_What is required_.
Set down each line from the one containing "Recreate this image" to the one containing "const x0 = -0.5;", inclusive, exactly as written and with nothing further.

_Dataset rows_.
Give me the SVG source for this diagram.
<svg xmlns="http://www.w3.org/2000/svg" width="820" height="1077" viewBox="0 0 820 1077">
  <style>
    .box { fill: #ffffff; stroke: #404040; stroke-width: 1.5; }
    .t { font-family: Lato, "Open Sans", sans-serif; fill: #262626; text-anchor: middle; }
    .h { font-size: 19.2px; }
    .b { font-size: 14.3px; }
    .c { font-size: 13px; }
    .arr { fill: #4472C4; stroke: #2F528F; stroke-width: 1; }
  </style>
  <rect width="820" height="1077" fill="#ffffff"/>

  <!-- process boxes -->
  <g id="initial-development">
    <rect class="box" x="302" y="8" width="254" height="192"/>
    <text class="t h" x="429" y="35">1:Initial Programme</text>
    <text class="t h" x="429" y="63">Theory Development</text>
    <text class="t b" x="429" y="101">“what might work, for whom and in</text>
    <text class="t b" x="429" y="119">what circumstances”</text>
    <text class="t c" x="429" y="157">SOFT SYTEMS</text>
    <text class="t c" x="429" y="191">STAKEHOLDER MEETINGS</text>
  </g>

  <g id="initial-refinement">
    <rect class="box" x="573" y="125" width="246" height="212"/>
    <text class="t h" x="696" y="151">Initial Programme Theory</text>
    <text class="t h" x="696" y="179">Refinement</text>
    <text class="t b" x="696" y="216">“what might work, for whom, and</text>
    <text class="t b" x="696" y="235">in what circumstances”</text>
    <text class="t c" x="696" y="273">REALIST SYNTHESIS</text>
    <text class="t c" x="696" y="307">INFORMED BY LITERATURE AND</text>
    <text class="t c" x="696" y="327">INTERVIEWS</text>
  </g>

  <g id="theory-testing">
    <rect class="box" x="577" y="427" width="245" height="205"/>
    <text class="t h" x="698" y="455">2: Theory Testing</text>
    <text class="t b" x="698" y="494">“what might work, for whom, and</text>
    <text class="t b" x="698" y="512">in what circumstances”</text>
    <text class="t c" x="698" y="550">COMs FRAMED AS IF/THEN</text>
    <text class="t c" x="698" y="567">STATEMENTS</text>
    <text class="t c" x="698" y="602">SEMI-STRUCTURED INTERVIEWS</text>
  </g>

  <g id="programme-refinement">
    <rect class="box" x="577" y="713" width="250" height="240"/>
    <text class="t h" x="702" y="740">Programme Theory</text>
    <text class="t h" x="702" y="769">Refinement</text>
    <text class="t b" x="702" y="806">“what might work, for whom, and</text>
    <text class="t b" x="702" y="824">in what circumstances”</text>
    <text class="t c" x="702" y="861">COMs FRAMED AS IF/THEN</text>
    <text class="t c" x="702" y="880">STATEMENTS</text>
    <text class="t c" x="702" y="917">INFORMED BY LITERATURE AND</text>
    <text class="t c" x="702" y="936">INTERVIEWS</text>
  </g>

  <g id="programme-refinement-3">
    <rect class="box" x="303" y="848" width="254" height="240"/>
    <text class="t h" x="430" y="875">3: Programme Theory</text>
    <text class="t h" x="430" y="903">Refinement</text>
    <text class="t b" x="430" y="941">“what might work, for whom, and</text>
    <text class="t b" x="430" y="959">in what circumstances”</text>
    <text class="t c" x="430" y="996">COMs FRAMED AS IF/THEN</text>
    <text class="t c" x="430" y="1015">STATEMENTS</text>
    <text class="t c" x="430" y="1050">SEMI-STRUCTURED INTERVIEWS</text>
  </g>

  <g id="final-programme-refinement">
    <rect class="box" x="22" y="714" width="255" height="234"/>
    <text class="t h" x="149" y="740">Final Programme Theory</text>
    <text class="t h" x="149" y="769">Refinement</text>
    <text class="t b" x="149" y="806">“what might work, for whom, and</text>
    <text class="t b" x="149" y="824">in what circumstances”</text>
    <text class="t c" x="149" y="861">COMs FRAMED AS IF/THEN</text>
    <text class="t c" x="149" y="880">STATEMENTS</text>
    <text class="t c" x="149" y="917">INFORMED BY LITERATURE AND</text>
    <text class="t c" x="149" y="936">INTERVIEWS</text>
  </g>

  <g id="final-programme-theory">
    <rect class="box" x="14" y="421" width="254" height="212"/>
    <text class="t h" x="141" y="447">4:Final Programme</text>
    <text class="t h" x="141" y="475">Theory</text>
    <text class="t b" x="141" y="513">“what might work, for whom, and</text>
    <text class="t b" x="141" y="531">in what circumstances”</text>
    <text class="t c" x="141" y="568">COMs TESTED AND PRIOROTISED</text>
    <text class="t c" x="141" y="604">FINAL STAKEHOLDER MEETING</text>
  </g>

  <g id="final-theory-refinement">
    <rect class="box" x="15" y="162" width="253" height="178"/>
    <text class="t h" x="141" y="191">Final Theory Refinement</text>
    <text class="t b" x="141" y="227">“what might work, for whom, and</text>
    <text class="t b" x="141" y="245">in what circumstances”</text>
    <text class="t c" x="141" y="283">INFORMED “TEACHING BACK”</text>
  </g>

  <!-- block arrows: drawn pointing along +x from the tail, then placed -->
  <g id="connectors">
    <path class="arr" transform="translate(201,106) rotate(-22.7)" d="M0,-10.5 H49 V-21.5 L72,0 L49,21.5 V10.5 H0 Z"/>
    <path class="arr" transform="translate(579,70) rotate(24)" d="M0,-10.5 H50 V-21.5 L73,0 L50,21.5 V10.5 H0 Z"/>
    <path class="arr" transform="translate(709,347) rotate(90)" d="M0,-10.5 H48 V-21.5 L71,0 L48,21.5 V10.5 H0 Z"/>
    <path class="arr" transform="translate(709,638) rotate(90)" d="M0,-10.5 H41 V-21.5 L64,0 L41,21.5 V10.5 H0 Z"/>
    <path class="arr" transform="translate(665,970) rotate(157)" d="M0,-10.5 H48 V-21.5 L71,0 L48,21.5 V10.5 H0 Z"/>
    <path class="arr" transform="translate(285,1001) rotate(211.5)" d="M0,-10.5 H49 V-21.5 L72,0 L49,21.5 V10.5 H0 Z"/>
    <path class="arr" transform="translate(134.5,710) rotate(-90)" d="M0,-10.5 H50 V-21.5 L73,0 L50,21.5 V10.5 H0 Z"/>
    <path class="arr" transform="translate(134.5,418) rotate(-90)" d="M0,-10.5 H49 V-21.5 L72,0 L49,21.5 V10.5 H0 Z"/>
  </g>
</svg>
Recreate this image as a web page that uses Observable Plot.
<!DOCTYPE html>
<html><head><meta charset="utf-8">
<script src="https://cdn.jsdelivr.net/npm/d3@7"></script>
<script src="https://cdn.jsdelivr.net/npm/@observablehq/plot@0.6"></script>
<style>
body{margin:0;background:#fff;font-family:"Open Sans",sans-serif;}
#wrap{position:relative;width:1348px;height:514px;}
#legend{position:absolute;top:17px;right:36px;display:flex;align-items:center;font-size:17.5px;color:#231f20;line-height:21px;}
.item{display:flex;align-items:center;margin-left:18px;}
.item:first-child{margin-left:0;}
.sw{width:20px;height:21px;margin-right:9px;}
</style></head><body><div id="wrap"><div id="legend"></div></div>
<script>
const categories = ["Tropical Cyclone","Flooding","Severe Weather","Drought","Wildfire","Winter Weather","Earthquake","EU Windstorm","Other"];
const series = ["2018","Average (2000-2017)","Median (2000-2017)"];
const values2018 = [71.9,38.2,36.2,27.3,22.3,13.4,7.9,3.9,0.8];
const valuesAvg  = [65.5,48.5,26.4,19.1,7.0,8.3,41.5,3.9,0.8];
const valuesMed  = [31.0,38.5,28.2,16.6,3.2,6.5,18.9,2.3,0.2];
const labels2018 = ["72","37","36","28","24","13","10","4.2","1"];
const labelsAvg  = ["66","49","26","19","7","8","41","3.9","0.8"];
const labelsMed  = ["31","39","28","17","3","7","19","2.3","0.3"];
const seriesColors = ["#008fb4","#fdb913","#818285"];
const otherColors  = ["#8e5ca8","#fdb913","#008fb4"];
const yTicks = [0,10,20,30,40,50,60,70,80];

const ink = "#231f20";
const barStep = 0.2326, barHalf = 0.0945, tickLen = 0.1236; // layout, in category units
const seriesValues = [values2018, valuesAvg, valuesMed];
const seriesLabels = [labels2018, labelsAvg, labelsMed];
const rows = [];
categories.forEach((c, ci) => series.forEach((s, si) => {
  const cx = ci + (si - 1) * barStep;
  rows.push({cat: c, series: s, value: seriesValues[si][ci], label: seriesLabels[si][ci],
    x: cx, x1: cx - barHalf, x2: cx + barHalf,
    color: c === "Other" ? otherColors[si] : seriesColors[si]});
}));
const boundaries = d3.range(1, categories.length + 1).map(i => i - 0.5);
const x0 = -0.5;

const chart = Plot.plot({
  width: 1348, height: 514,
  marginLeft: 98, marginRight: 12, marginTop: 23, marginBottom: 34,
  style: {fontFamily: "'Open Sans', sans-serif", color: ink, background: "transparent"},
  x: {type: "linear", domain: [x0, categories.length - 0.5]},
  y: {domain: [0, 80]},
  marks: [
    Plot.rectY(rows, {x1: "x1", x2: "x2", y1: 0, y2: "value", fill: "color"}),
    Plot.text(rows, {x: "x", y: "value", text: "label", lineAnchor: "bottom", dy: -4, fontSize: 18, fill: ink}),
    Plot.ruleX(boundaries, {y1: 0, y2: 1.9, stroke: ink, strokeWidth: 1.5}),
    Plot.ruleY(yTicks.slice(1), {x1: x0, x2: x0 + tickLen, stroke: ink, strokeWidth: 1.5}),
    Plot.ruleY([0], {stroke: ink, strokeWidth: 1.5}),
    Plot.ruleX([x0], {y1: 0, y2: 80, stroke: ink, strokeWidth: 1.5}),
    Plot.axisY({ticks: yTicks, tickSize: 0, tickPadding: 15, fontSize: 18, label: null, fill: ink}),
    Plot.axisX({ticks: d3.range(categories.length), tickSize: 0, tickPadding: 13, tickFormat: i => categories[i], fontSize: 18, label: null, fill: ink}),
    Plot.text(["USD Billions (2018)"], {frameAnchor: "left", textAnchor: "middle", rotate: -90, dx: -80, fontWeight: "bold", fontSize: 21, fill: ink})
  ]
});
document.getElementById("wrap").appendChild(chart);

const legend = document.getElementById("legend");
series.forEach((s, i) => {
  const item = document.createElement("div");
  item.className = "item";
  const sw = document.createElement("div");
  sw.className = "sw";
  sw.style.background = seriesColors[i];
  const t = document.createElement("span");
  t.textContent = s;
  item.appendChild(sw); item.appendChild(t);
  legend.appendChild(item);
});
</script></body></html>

_Output for this exercise_.
Recreate this image as a web page that uses Observable Plot.
<!DOCTYPE html>
<html><head><meta charset="utf-8">
<script src="https://cdn.jsdelivr.net/npm/d3@7"></script>
<script src="https://cdn.jsdelivr.net/npm/@observablehq/plot@0.6"></script>
<style>
body{margin:0;background:#fff;font-family:"Open Sans",sans-serif;}
#wrap{position:relative;width:1348px;height:514px;}
#legend{position:absolute;top:17px;right:36px;display:flex;align-items:center;font-size:17.5px;color:#231f20;line-height:21px;}
.item{display:flex;align-items:center;margin-left:18px;}
.item:first-child{margin-left:0;}
.sw{width:20px;height:21px;margin-right:9px;}
</style></head><body><div id="wrap"><div id="legend"></div></div>
<script>
const categories = ["Tropical Cyclone","Flooding","Severe Weather","Drought","Wildfire","Winter Weather","Earthquake","EU Windstorm","Other"];
const series = ["2018","Average (2000-2017)","Median (2000-2017)"];
const values2018 = [71.9,38.2,36.2,27.3,22.3,13.4,7.9,3.9,0.8];
const valuesAvg  = [65.5,48.5,26.4,19.1,7.0,8.3,41.5,3.9,0.8];
const valuesMed  = [31.0,38.5,28.2,16.6,3.2,6.5,18.9,2.3,0.2];
const labels2018 = ["72","37","36","28","24","13","10","4.2","1"];
const labelsAvg  = ["66","49","26","19","7","8","41","3.9","0.8"];
const labelsMed  = ["31","39","28","17","3","7","19","2.3","0.3"];
const seriesColors = ["#008fb4","#fdb913","#818285"];
const otherColors  = ["#8e5ca8","#fdb913","#008fb4"];
const yTicks = [0,10,20,30,40,50,60,70,80];

const ink = "#231f20";
const barStep = 0.2326, barHalf = 0.0945, tickLen = 0.1236; // layout, in category units
const seriesValues = [values2018, valuesAvg, valuesMed];
const seriesLabels = [labels2018, labelsAvg, labelsMed];
const rows = [];
categories.forEach((c, ci) => series.forEach((s, si) => {
  const cx = ci + (si - 1) * barStep;
  rows.push({cat: c, series: s, value: seriesValues[si][ci], label: seriesLabels[si][ci],
    x: cx, x1: cx - barHalf, x2: cx + barHalf,
    color: c === "Other" ? otherColors[si] : seriesColors[si]});
}));
const boundaries = d3.range(1, categories.length + 1).map(i => i - 0.5);
const x0 = -0.5;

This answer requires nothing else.